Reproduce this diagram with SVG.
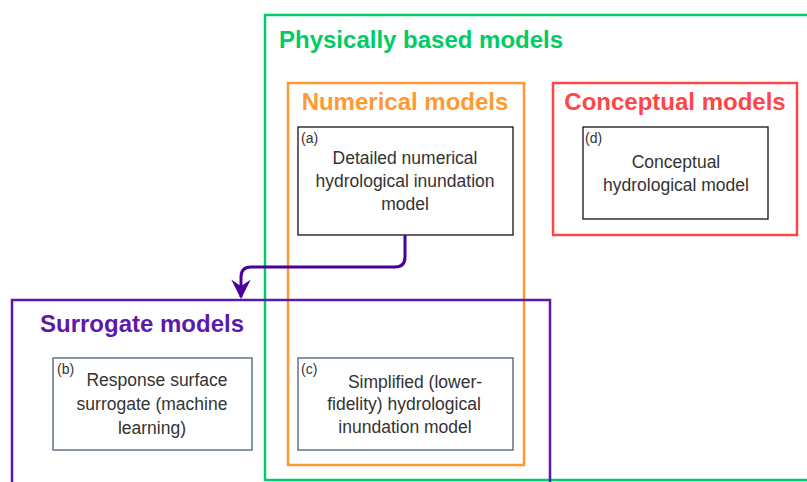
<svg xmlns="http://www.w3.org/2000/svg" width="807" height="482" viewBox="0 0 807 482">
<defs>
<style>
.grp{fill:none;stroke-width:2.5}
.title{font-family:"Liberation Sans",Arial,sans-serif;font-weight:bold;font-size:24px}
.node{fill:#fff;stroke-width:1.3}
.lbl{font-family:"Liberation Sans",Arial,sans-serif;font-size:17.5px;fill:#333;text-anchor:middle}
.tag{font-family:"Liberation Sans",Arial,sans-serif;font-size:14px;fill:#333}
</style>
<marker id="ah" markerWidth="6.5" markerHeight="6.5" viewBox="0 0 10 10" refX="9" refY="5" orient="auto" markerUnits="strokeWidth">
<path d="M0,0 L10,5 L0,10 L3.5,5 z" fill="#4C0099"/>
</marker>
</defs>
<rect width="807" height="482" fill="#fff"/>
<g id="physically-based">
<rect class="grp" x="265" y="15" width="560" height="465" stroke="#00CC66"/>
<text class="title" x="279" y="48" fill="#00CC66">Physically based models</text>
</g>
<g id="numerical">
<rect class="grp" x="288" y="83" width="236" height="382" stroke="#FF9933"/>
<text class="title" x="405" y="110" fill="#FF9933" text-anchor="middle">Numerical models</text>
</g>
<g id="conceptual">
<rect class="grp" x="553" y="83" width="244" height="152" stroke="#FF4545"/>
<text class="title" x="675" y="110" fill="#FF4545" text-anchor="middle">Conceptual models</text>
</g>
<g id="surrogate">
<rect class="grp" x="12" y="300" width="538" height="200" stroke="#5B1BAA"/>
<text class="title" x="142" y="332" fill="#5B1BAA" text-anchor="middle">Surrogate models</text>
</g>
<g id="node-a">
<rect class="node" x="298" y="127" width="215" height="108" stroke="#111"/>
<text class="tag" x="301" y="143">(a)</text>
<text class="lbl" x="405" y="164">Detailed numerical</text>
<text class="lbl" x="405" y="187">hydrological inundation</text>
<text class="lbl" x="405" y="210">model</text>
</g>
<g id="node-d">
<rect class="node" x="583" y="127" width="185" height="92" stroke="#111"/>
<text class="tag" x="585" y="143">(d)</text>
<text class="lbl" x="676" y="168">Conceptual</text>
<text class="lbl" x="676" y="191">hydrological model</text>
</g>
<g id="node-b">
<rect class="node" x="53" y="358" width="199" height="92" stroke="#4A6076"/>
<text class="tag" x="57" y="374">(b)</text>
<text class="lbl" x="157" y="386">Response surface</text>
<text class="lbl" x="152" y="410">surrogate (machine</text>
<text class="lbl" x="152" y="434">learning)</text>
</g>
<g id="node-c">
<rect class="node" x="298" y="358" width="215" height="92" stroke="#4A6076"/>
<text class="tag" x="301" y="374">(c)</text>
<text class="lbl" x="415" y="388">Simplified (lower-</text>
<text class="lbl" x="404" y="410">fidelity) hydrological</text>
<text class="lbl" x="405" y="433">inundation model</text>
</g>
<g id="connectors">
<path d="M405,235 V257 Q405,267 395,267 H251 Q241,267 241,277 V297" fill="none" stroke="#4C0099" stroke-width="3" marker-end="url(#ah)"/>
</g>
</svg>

═══

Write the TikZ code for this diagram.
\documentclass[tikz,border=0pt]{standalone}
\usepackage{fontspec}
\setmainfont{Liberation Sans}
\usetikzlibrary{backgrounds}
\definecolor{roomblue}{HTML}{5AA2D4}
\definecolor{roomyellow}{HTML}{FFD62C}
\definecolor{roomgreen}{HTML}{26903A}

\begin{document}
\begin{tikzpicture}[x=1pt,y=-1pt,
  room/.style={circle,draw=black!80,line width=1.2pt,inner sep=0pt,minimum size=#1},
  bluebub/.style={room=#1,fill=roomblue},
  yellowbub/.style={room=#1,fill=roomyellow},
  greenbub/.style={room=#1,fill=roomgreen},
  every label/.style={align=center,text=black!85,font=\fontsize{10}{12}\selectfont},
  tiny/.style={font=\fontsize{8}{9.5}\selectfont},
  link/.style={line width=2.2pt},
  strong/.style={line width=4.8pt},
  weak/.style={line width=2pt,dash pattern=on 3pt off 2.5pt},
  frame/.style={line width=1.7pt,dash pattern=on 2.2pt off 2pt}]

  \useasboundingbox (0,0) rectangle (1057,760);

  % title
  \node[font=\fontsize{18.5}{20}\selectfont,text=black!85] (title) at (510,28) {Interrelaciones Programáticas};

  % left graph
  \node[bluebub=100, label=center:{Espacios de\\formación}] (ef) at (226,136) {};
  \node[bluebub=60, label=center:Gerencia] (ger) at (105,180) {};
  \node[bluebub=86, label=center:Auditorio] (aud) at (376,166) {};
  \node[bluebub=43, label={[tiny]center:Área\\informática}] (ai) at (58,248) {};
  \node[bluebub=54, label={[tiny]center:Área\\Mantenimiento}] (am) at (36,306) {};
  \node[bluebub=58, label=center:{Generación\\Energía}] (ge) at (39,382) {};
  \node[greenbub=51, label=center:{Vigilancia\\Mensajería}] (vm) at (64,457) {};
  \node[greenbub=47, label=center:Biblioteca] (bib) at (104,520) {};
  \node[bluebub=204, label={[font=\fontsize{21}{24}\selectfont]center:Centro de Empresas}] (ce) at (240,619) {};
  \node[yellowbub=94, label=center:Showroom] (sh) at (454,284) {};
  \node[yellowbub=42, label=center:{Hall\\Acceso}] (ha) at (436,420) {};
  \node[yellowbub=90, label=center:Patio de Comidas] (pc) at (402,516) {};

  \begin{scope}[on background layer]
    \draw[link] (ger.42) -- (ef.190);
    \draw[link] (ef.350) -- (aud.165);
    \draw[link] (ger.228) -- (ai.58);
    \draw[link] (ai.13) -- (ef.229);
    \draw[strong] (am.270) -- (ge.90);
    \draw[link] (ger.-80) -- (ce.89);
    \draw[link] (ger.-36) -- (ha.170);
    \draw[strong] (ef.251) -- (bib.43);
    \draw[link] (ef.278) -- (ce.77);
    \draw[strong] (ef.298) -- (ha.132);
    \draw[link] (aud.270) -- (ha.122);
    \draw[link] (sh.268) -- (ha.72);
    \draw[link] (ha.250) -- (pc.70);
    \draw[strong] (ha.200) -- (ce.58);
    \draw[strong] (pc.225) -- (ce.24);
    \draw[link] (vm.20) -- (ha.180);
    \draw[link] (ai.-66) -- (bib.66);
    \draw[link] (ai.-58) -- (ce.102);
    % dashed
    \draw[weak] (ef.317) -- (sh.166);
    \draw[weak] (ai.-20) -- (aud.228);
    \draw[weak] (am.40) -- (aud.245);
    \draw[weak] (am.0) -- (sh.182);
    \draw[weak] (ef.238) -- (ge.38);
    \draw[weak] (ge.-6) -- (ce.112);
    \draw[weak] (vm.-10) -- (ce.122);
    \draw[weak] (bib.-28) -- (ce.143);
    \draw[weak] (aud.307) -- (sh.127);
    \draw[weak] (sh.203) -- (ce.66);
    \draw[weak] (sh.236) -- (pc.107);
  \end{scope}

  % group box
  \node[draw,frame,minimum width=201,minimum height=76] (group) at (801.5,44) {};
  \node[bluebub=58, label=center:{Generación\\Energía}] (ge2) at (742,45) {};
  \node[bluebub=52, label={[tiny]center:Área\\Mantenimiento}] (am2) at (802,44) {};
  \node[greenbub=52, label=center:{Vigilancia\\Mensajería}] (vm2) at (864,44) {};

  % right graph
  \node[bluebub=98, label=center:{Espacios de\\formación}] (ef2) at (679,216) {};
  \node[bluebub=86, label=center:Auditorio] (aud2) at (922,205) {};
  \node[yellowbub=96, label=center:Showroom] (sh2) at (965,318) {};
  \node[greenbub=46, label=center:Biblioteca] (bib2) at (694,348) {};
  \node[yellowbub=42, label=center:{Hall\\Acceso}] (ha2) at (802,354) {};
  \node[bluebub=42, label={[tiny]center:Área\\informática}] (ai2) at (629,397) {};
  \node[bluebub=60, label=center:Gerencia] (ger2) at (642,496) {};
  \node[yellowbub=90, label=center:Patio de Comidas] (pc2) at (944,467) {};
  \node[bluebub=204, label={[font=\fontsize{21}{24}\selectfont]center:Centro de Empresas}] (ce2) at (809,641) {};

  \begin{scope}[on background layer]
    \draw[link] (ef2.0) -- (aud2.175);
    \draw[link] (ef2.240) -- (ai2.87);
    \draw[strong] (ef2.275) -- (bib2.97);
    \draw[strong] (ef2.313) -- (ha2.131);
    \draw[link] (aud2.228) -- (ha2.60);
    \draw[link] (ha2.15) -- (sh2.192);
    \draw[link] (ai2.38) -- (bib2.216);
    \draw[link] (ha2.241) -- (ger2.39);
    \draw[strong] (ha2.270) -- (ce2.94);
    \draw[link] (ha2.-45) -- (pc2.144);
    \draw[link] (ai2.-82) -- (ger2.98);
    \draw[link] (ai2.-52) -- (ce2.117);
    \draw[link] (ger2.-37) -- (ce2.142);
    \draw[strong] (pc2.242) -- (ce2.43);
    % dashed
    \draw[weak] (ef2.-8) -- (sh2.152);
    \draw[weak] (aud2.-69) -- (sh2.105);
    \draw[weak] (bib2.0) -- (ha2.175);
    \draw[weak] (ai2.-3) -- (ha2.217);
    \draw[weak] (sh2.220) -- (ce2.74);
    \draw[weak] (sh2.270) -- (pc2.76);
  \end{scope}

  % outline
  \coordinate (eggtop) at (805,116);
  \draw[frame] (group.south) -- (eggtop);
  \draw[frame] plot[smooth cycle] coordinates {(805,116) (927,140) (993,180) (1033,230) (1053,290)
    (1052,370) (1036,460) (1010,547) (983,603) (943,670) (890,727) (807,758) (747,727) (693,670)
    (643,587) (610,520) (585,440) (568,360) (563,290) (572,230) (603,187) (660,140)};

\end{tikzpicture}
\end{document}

═══

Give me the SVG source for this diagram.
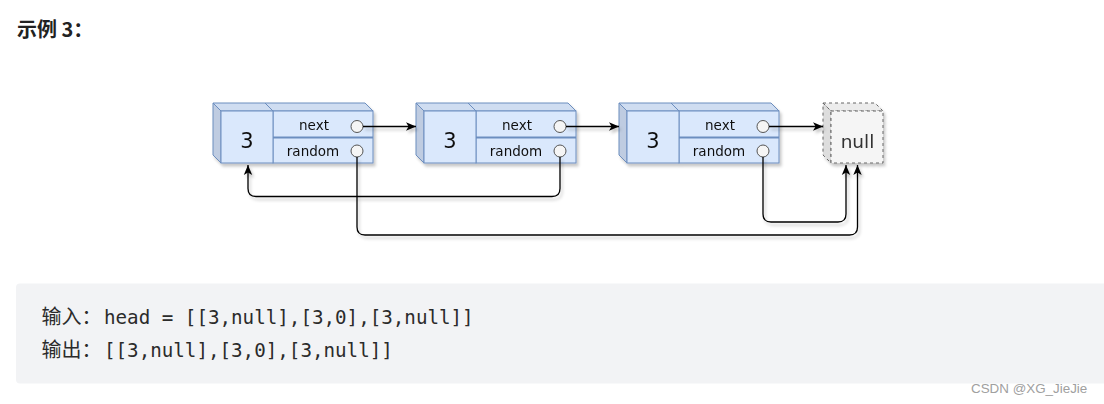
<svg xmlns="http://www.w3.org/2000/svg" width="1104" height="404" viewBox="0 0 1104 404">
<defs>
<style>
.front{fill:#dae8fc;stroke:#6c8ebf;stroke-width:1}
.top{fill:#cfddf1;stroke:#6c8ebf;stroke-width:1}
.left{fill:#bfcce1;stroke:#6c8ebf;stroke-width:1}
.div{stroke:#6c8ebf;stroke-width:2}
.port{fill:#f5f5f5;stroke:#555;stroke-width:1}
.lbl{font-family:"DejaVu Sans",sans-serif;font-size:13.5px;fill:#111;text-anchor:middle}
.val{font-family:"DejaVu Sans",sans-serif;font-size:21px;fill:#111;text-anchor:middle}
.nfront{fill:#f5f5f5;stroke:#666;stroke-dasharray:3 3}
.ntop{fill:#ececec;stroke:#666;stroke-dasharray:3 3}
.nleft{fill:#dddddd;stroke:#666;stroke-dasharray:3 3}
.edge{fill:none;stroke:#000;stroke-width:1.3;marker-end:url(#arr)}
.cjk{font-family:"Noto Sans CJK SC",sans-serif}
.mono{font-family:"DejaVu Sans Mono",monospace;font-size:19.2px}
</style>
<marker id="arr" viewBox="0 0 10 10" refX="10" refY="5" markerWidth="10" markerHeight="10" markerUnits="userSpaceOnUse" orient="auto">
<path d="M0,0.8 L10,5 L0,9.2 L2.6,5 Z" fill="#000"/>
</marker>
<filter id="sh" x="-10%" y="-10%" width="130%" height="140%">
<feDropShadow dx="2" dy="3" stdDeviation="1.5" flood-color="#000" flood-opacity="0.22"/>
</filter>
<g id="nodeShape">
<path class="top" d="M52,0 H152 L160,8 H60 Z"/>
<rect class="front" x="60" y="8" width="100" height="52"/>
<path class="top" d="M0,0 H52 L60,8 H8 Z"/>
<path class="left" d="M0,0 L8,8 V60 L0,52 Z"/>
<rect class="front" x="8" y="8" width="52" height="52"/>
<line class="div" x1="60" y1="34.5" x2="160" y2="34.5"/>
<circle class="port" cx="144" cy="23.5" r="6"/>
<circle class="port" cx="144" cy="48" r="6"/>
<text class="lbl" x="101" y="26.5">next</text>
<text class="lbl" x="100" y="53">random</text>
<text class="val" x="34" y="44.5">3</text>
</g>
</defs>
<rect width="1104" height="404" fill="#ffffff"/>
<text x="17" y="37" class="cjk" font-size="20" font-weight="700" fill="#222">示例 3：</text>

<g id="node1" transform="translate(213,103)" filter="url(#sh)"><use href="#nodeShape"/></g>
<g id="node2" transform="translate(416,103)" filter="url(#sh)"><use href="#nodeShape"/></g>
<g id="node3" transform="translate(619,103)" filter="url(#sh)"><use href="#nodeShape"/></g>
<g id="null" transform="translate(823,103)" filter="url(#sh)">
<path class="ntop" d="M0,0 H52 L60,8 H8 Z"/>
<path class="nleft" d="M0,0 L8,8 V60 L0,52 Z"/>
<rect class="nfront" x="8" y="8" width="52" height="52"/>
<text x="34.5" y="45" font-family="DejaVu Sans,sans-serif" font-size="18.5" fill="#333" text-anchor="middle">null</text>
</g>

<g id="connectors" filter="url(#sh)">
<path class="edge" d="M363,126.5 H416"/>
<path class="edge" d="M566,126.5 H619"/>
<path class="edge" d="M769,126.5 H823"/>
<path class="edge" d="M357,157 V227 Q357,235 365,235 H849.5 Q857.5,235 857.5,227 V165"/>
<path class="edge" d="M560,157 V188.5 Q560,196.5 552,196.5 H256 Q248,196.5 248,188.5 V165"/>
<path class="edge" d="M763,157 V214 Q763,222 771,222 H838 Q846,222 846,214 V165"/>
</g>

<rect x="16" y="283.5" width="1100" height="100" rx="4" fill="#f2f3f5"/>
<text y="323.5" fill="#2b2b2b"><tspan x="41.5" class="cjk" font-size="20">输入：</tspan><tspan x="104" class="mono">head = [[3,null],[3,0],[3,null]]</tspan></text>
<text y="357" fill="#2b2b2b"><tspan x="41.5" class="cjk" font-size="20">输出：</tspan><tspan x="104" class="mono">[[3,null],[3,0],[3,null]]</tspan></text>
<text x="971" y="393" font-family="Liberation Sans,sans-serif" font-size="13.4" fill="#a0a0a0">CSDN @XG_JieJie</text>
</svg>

═══

* GIVEN EXERCISE:
Copy every line of the records above that contains "this".

* TASK RESULT:
Reproduce this diagram with SVG.
Write the TikZ code for this diagram.
Give me the SVG source for this diagram.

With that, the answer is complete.